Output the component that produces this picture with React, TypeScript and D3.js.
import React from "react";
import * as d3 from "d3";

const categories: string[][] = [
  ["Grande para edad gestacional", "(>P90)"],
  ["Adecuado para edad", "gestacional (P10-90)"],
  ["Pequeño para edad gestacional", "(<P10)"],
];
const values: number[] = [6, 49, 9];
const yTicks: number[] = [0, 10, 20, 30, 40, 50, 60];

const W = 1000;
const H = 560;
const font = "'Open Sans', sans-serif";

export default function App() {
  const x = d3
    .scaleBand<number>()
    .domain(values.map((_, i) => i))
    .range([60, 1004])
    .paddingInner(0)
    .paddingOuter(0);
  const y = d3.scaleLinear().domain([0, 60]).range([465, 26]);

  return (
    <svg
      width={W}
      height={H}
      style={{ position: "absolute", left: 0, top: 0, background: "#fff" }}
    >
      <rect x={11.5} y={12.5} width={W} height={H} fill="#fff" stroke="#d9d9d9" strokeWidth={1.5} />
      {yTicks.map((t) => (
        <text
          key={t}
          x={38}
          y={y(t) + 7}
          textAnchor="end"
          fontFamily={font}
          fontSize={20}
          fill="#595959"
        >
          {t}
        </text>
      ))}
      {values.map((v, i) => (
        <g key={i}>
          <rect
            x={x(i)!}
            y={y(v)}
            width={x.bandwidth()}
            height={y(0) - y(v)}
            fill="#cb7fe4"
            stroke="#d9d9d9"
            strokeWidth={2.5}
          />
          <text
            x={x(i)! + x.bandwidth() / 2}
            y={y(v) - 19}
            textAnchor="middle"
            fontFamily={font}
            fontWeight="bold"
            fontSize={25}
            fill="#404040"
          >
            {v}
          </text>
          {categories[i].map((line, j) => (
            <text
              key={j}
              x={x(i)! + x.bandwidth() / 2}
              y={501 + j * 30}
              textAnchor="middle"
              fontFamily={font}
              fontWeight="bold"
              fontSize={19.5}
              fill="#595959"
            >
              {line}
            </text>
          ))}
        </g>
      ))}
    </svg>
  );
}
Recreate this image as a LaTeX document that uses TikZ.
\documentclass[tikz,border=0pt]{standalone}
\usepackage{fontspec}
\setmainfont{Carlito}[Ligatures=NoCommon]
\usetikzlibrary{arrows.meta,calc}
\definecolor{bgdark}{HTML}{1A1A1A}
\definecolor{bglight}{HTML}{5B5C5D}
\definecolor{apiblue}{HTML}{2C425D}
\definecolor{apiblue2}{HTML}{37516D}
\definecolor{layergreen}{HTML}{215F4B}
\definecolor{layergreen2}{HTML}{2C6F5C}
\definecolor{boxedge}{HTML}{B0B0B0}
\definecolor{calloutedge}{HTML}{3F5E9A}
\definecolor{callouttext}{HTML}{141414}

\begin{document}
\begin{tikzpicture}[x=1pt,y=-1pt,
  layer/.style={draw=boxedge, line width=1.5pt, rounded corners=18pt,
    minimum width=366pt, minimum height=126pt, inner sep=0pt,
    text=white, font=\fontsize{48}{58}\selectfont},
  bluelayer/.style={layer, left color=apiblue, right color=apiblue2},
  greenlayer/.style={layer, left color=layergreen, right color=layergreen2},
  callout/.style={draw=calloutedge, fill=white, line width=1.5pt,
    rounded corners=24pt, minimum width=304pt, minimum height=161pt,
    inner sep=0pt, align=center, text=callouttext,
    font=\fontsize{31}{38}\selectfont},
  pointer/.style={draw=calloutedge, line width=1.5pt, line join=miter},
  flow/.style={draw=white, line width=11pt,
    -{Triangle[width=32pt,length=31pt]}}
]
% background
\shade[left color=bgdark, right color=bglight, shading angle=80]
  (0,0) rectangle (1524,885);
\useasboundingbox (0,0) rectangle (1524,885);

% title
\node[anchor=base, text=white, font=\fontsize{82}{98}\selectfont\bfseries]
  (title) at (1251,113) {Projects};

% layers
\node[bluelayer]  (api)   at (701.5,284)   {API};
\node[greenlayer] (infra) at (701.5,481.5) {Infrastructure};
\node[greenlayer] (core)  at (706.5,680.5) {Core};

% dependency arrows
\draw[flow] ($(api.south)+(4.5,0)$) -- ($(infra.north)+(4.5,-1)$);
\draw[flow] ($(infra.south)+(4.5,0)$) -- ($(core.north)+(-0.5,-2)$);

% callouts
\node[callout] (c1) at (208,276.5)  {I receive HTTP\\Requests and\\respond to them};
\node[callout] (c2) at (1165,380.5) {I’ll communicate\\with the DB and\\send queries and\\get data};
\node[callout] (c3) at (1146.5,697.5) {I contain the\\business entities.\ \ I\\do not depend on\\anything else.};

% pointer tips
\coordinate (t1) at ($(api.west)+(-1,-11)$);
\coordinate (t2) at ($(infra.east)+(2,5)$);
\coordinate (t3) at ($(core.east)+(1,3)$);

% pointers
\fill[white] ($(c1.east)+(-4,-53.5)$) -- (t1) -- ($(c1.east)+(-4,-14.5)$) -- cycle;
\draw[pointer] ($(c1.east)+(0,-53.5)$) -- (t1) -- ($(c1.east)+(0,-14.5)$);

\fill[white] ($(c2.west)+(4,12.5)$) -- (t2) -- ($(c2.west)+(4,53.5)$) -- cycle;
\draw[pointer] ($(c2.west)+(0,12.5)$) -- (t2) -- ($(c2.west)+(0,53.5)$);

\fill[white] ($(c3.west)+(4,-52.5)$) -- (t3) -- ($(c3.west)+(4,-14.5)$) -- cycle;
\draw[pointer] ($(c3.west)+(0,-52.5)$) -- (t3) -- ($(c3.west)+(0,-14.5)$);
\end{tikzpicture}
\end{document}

☆ ☆ ☆ ☆ ☆ ☆ ☆

_INSTRUCTIONS TO FOLLOW_
What are the exact lines from the beginning of the material through the line containing "const y = d3.scaleLinear().domain([0, 60]).range([465, 26]);"? Write out those lines alone.

_ANSWER FOR THIS EXERCISE_
Output the component that produces this picture with React, TypeScript and D3.js.
import React from "react";
import * as d3 from "d3";

const categories: string[][] = [
  ["Grande para edad gestacional", "(>P90)"],
  ["Adecuado para edad", "gestacional (P10-90)"],
  ["Pequeño para edad gestacional", "(<P10)"],
];
const values: number[] = [6, 49, 9];
const yTicks: number[] = [0, 10, 20, 30, 40, 50, 60];

const W = 1000;
const H = 560;
const font = "'Open Sans', sans-serif";

export default function App() {
  const x = d3
    .scaleBand<number>()
    .domain(values.map((_, i) => i))
    .range([60, 1004])
    .paddingInner(0)
    .paddingOuter(0);
  const y = d3.scaleLinear().domain([0, 60]).range([465, 26]);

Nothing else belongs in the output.